Given information:
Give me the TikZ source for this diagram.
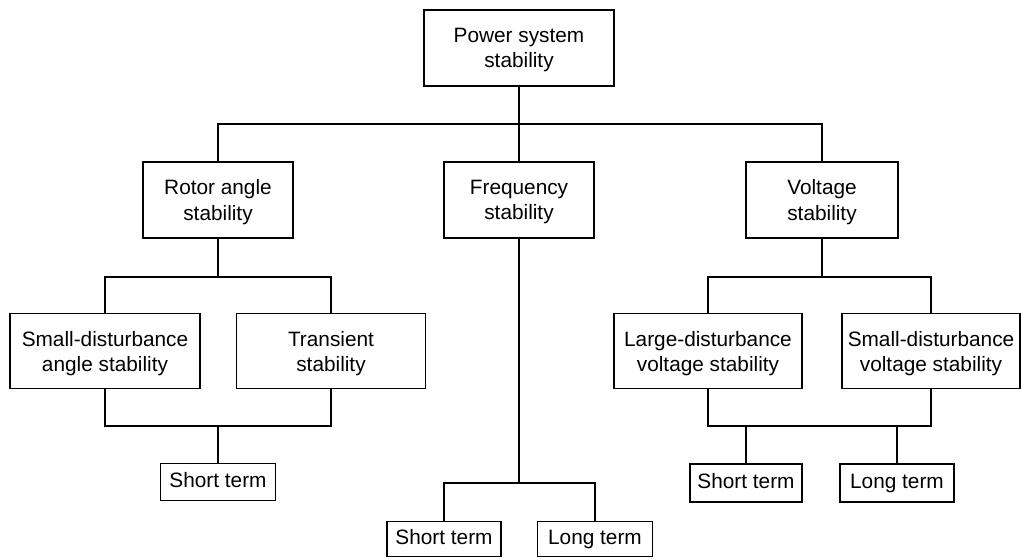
\documentclass[tikz,border=0pt]{standalone}
\usepackage{fontspec}
\setmainfont{Liberation Sans}
\usepackage{tikz}

\begin{document}
\begin{tikzpicture}[x=0.75pt,y=-0.75pt,line width=1.4pt,
  blk/.style 2 args={draw,inner sep=0pt,align=center,
    minimum width=#1*0.75pt,minimum height=#2*0.75pt,
    font=\fontsize{15.6}{18.8}\selectfont,text depth=0pt},
  trm/.style 2 args={blk={#1}{#2},text height=0.85em}]
\useasboundingbox (0,0) rectangle (1021,559);
\node[blk={190}{76}] (root) at (519,48) {Power system\\stability};
\node[blk={150}{76}] (rotor) at (218,200) {Rotor angle\\stability};
\node[blk={150}{76}] (freq) at (519,200) {Frequency\\stability};
\node[blk={152}{76}] (volt) at (822,200) {Voltage\\stability};
\node[blk={190}{75}] (sdangle) at (105,351) {Small-disturbance\\angle stability};
\node[blk={189}{75}] (trans) at (331,351) {Transient\\stability};
\node[blk={188}{75}] (ldv) at (708,351) {Large-disturbance\\voltage stability};
\node[blk={178}{75}] (sdv) at (931,351) {Small-disturbance\\voltage stability};
\node[trm={115}{37}] (shortA) at (218,482) {Short term};
\node[trm={114}{35}] (shortF) at (444,539) {Short term};
\node[trm={115}{35}] (longF) at (595,539) {Long term};
\node[trm={112}{38}] (shortV) at (746,483) {Short term};
\node[trm={114}{38}] (longV) at (897,483) {Long term};
\coordinate (busA) at (519,124);
\coordinate (busB) at (218,277);
\coordinate (busC) at (218,426);
\coordinate (busD) at (519,483);
\coordinate (busE) at (822,277);
\coordinate (busF) at (822,426);
\draw (root.south) -- (freq.north);
\draw (rotor.north) |- (busA) -| (volt.north);
\draw (rotor.south) -- (busB);
\draw (sdangle.north) |- (busB) -| (trans.north);
\draw (sdangle.south) |- (busC) -| (trans.south);
\draw (busC) -- (shortA.north);
\draw (freq.south) -- (busD);
\draw (shortF.north) |- (busD) -| (longF.north);
\draw (volt.south) -- (busE);
\draw (ldv.north) |- (busE) -| (sdv.north);
\draw (ldv.south) |- (busF) -| (sdv.south);
\draw (shortV.north) |- (busF) -| (longV.north);
\end{tikzpicture}
\end{document}
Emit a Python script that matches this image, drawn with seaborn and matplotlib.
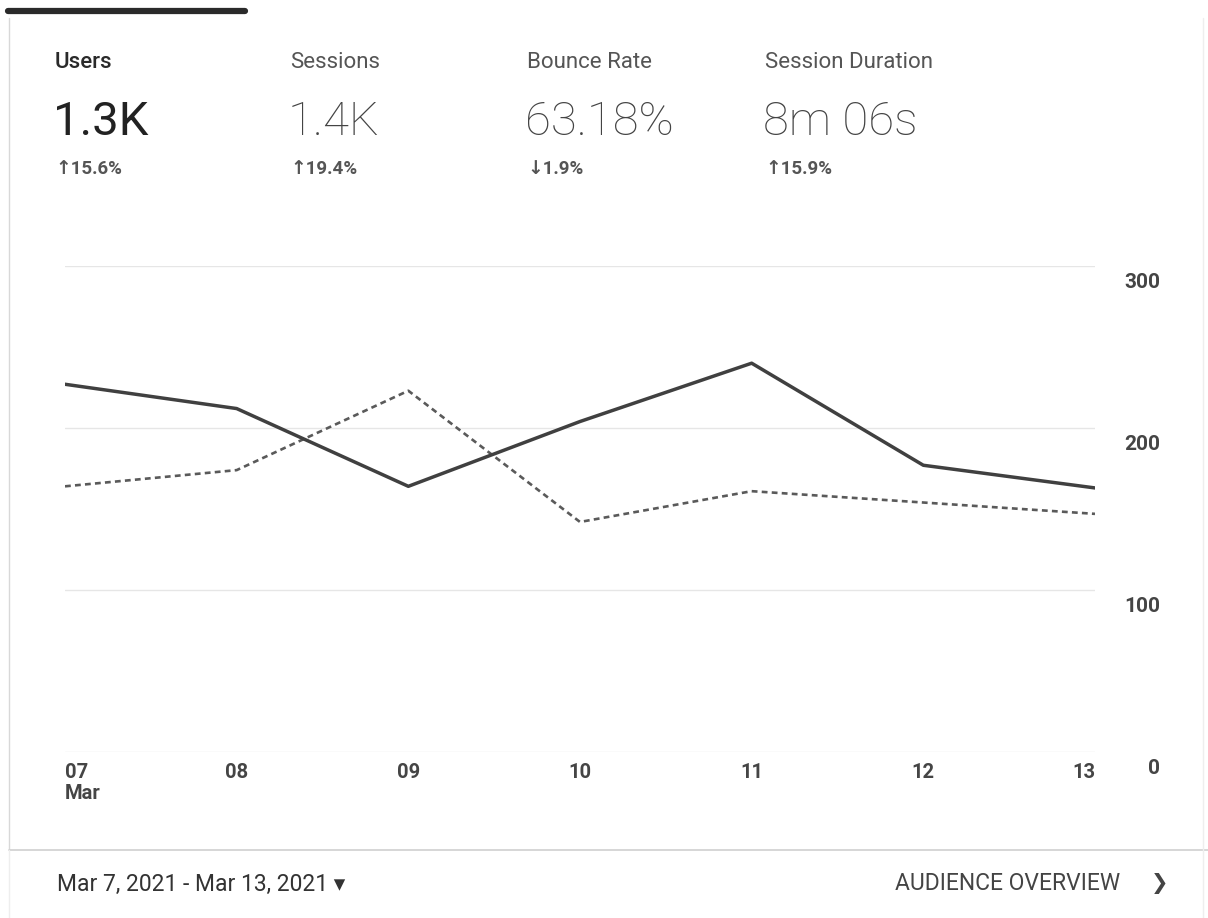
import matplotlib
matplotlib.use("Agg")
import matplotlib.pyplot as plt
import matplotlib.transforms as mtransforms
from matplotlib.lines import Line2D
import seaborn as sns
import pandas as pd

days = ["07", "08", "09", "10", "11", "12", "13"]
users_current = [227, 212, 164, 204, 240, 177, 163]
users_previous = [164, 174, 223, 142, 161, 154, 147]
y_ticks = [0, 100, 200, 300]

metric_names = ["Users", "Sessions", "Bounce Rate", "Session Duration"]
metric_values = ["1.3K", "1.4K", "63.18%", "8m 06s"]
metric_changes = ["\u219115.6%", "\u219119.4%", "\u21931.9%", "\u219115.9%"]

sns.set_theme(style="white")
plt.rcParams["font.family"] = ["Roboto", "DejaVu Sans"]

W, H = 1208, 918
fig = plt.figure(figsize=(W / 100, H / 100), dpi=100)
fig.patch.set_facecolor("white")

def fx(px):
    return px / W

def fy(py):
    return 1 - py / H

# chart axes: x 0..6 -> px 65..1095, y 0..300 -> py 752..266
ax = fig.add_axes([fx(65), fy(752), fx(1095) - fx(65), fy(266) - fy(752)])
idx = list(range(len(days)))
df = pd.DataFrame({"day": idx, "current": users_current, "previous": users_previous})

sns.lineplot(data=df, x="day", y="previous", ax=ax, color="#5a5a5a",
             linewidth=1.9, linestyle=(0, (2.2, 1.6)))
sns.lineplot(data=df, x="day", y="current", ax=ax, color="#404040",
             linewidth=2.5)

ax.set_xlim(0, 6)
ax.set_ylim(0, 300)
for s in ax.spines.values():
    s.set_visible(False)
ax.set_facecolor("none")
ax.set_xlabel("")
ax.set_ylabel("")
ax.set_yticks(y_ticks)
for yv in y_ticks:
    ax.axhline(yv, color="#e6e6e6", linewidth=1.0, zorder=0)
ax.yaxis.tick_right()
ax.tick_params(axis="y", length=0, pad=47, labelsize=15, labelcolor="#454545")
ax.set_yticklabels([str(v) for v in y_ticks], fontweight="bold")
offset = mtransforms.ScaledTranslation(0, -14 / 100, fig.dpi_scale_trans)
for lab in ax.get_yticklabels():
    lab.set_transform(lab.get_transform() + offset)
    lab.set_ha("right")

xlabels = [d for d in days]
xlabels[0] = days[0] + "\nMar"
ax.set_xticks(idx)
ax.set_xticklabels(xlabels, fontweight="bold", linespacing=1.15)
ax.tick_params(axis="x", length=0, pad=8, labelsize=14.5, labelcolor="#454545")
xl = ax.get_xticklabels()
xl[0].set_ha("left")
xl[-1].set_ha("right")
for lab in ax.get_xticklabels():
    lab.set_va("top")

# header metrics
x_positions = [55, 290, 527, 765]
for i, (n, v, c) in enumerate(zip(metric_names, metric_values, metric_changes)):
    x = fx(x_positions[i])
    fig.text(x, fy(62), n, fontsize=16, color="#2a2a2a" if i == 0 else "#555555",
             fontweight="medium" if i == 0 else "normal", va="center", ha="left")
    fig.text(x - 0.002, fy(122), v, fontsize=34, color="#222222" if i == 0 else "#444444",
             fontweight="normal" if i == 0 else "light", va="center", ha="left")
    fig.text(x, fy(169), c, fontsize=13.5, color="#555555", fontweight="bold",
             va="center", ha="left", family=["Roboto", "DejaVu Sans"])

# footer
fig.text(fx(57), fy(884), "Mar 7, 2021 - Mar 13, 2021 \u25be", fontsize=16.5,
         color="#333333", va="center", ha="left", family=["Roboto", "DejaVu Sans"])
fig.text(fx(1120), fy(884), "AUDIENCE OVERVIEW", fontsize=16.5, color="#444444",
         va="center", ha="right")
fig.text(fx(1160), fy(884), "\u276f", fontsize=15, color="#444444", va="center",
         ha="center", family=["DejaVu Sans"])

# card decoration
fig.add_artist(Line2D([fx(8), fx(245)], [fy(11), fy(11)], color="#2a2a2a", linewidth=4.5))
fig.add_artist(Line2D([fx(9), fx(9)], [fy(18), fy(850)], color="#d8d8d8", linewidth=1.0))
fig.add_artist(Line2D([fx(9), fx(1208)], [fy(850), fy(850)], color="#cfcfcf", linewidth=1.2))
fig.add_artist(Line2D([fx(1203), fx(1203)], [fy(18), fy(918)], color="#eeeeee", linewidth=1.0))
fig.add_artist(Line2D([fx(9), fx(9)], [fy(850), fy(918)], color="#eeeeee", linewidth=1.0))

fig.savefig("out.png", dpi=100, facecolor="white")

Task objective:
Everything above from the line with "Emit a Python" through the line with "import pandas as pd" should be retyped exactly, and nothing else; omit pictures.

Task response:
Emit a Python script that matches this image, drawn with seaborn and matplotlib.
import matplotlib
matplotlib.use("Agg")
import matplotlib.pyplot as plt
import matplotlib.transforms as mtransforms
from matplotlib.lines import Line2D
import seaborn as sns
import pandas as pd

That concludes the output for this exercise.